I personally don't care for this podcast, but imagine if a popular website (say HN) were to sign a deal to be available exclusively through a walled garden (say Facebook). The open internet loses overall.
> One prominent podcaster takes his show to one of the most popular music streaming services on the planet and the reaction is really "this is the end of podcasting as we know it" ???
It's already been trending that way, it's not like this is the first sign of it. It is an indication that the process of closing up what had been an open ecosystem, which was already underway, is about to accelerate, and yet another open protocol is about to start to wither in favor not of a better open protocol, but closed platforms full of spyware.
Given that Spotify engages in some of the same censorship and control that other bit tech platforms like Google/YouTube/Twitter practice, I don't see why I would trust them and invest in their platform as a fan of such content.
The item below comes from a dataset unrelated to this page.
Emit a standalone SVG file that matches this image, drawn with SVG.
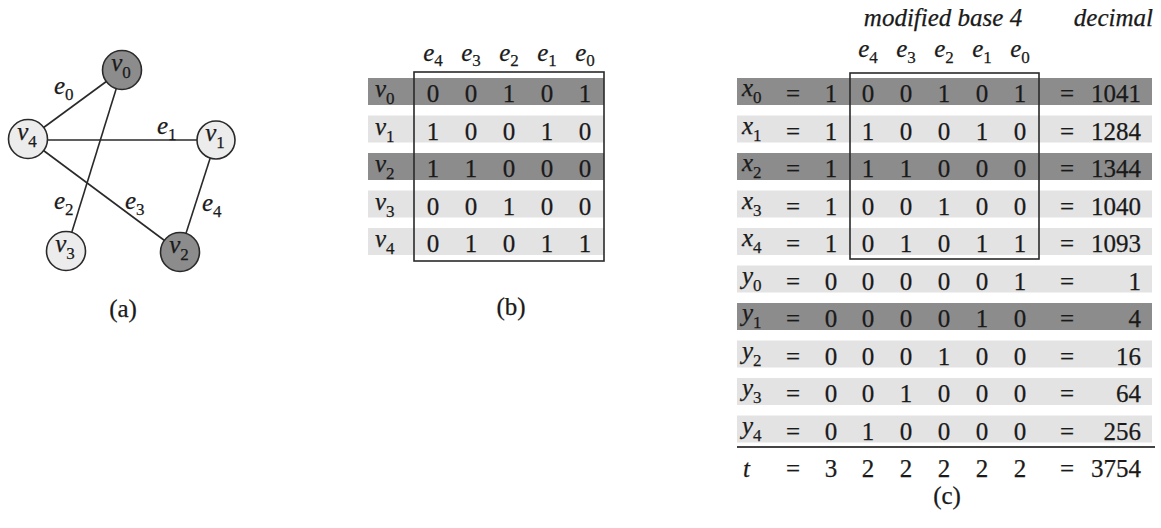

See https://www.midiaresearch.com/blog/spotifys-censorship-crisi... for a past example where Spotify entered the fray of imposing their own worldviews by censoring content. Yes they ultimately backed off on that but I can't trust that they'll be the best steward for free thinking open minded content like Joe Rogan's.
EDIT: see the update at the bottom of the Tech Crunch article.
> Update: In response to a question the Rogan show’s history of controversial guests and subject matter, a spokesperson for the company simply responded, “All shows on Spotify are subject to our content policies.”
Given their content policies include a vague "hate content" policy (https://artists.spotify.com/faq/music#what-content-is-prohib...), I don't see how Joe Rogan can openly discuss controversial topics like "Should transgender athletes compete in women's sports" any longer. Just one more reason to not trust Spotify or other big platform arbiters.
1. Spotify was the one who conspired with Facebook, Apple and Google to ban Alex Jones and others. So if Joe is moving off of YouTube because he doesn't like the censorship, he's not getting anything better with Spotify.
2. Currently, Spotify doesn't have video (except album cover clips which occasionally show up). I prefer JRE's video format instead of audio. Think of Elon smoking weed on video vs on audio - very different. Seems like Spotify might be adding video later in the year but until that happens, we don't know what we will be getting.
3. "Exclusive" deals in the podcast world is bad. Podcasts were supposed to be platform independent audio files. Making things exclusive is going backwards.
4. Spotify is not available in many countries.
5. Spotify's desktop player isn't the best imo. Their web player is only for audio so far, so they need to make major changes.